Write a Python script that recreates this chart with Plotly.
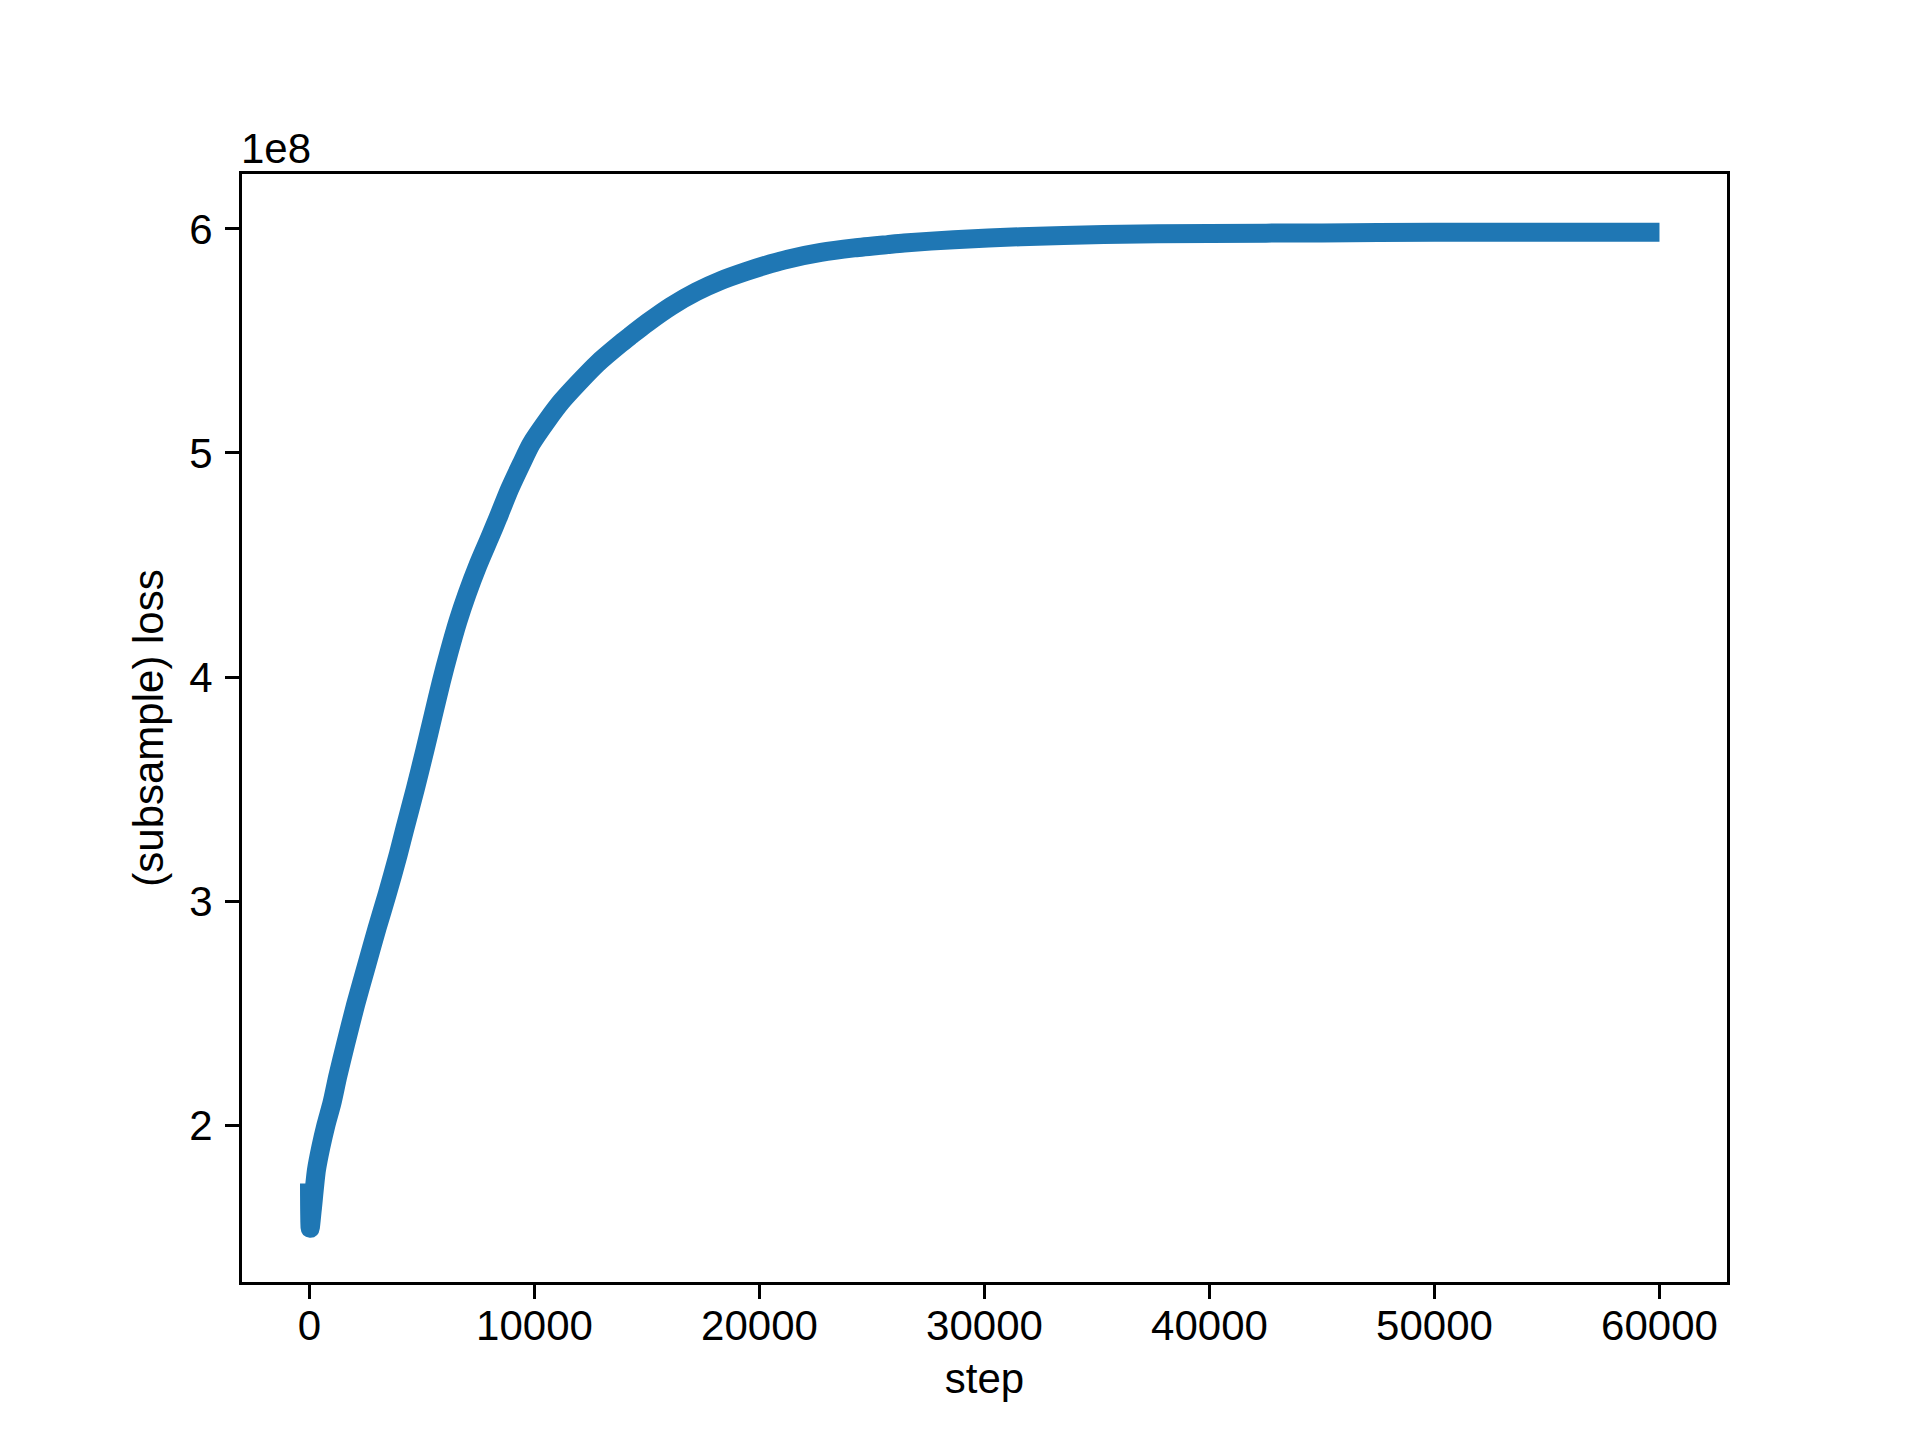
import plotly.graph_objects as go

# training step (x) and subsample loss in units of 1e8 (y)
steps = [0, 30, 120, 310, 500, 730, 1000, 1260, 1600, 2055, 2500, 3005, 3450,
         3950, 4230, 4700, 5120, 5500, 5860, 6200, 6600, 7000, 7490, 8000, 8375,
         8900, 9410, 9850, 10595, 11200, 11925, 12800, 13850, 14290, 15000, 16070,
         17200, 18290, 19400, 20510, 21250, 22730, 24210, 25690, 26430, 28640,
         31600, 35300, 40000, 45000, 50000, 55000, 59999]
loss_e8 = [1.74, 1.54, 1.62, 1.80, 1.90, 2.00, 2.10, 2.22, 2.36, 2.54, 2.70,
           2.88, 3.03, 3.21, 3.32, 3.50, 3.67, 3.83, 3.98, 4.11, 4.25, 4.37, 4.50,
           4.62, 4.71, 4.84, 4.95, 5.04, 5.15, 5.23, 5.31, 5.40, 5.49, 5.525, 5.58,
           5.655, 5.72, 5.77, 5.81, 5.845, 5.865, 5.895, 5.915, 5.93, 5.937, 5.952,
           5.965, 5.975, 5.98, 5.982, 5.985, 5.985, 5.985]

x_ticks = [0, 10000, 20000, 30000, 40000, 50000, 60000]
y_ticks = [2, 3, 4, 5, 6]

FONT = "Liberation Sans, Arial, sans-serif"
FS = 42

fig = go.Figure()
fig.add_trace(go.Scatter(
    x=steps, y=loss_e8, mode="lines",
    line=dict(color="#1f77b4", width=19, shape="spline", smoothing=0.7),
    showlegend=False,
))

axis_common = dict(
    showline=True, linecolor="black", linewidth=3, mirror=True,
    ticks="outside", ticklen=14, tickwidth=3, tickcolor="black",
    showgrid=False, zeroline=False,
    tickfont=dict(family=FONT, size=FS, color="black"),
)

fig.update_layout(
    width=1920, height=1440,
    margin=dict(l=234, r=201, t=166, b=166),
    paper_bgcolor="white", plot_bgcolor="white",
    font=dict(family=FONT, size=FS, color="black"),
    xaxis=dict(range=[-3000, 63000], tickvals=x_ticks,
               ticktext=[str(v) for v in x_ticks],
               title=dict(text="step", font=dict(family=FONT, size=FS, color="black"), standoff=16),
               ticklabelstandoff=-9,
               **axis_common),
    yaxis=dict(range=[1.30, 6.245], tickvals=y_ticks,
               ticktext=[str(v) for v in y_ticks],
               title=dict(text="(subsample) loss", font=dict(family=FONT, size=FS, color="black"), standoff=13),
               ticklabelstandoff=4,
               **axis_common),
    annotations=[dict(text="1e8", xref="paper", yref="paper", x=0, y=1,
                      xanchor="left", yanchor="bottom", showarrow=False,
                      font=dict(family=FONT, size=FS, color="black"),
                      xshift=-3, yshift=0)],
)

fig.write_html("out.html")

§ What this task involves
From the opening line of the listing above through the line bearing "import plotly.graph_objects as go", repeat each line exactly. Drop every picture.

§ Response to the exercise
Write a Python script that recreates this chart with Plotly.
import plotly.graph_objects as go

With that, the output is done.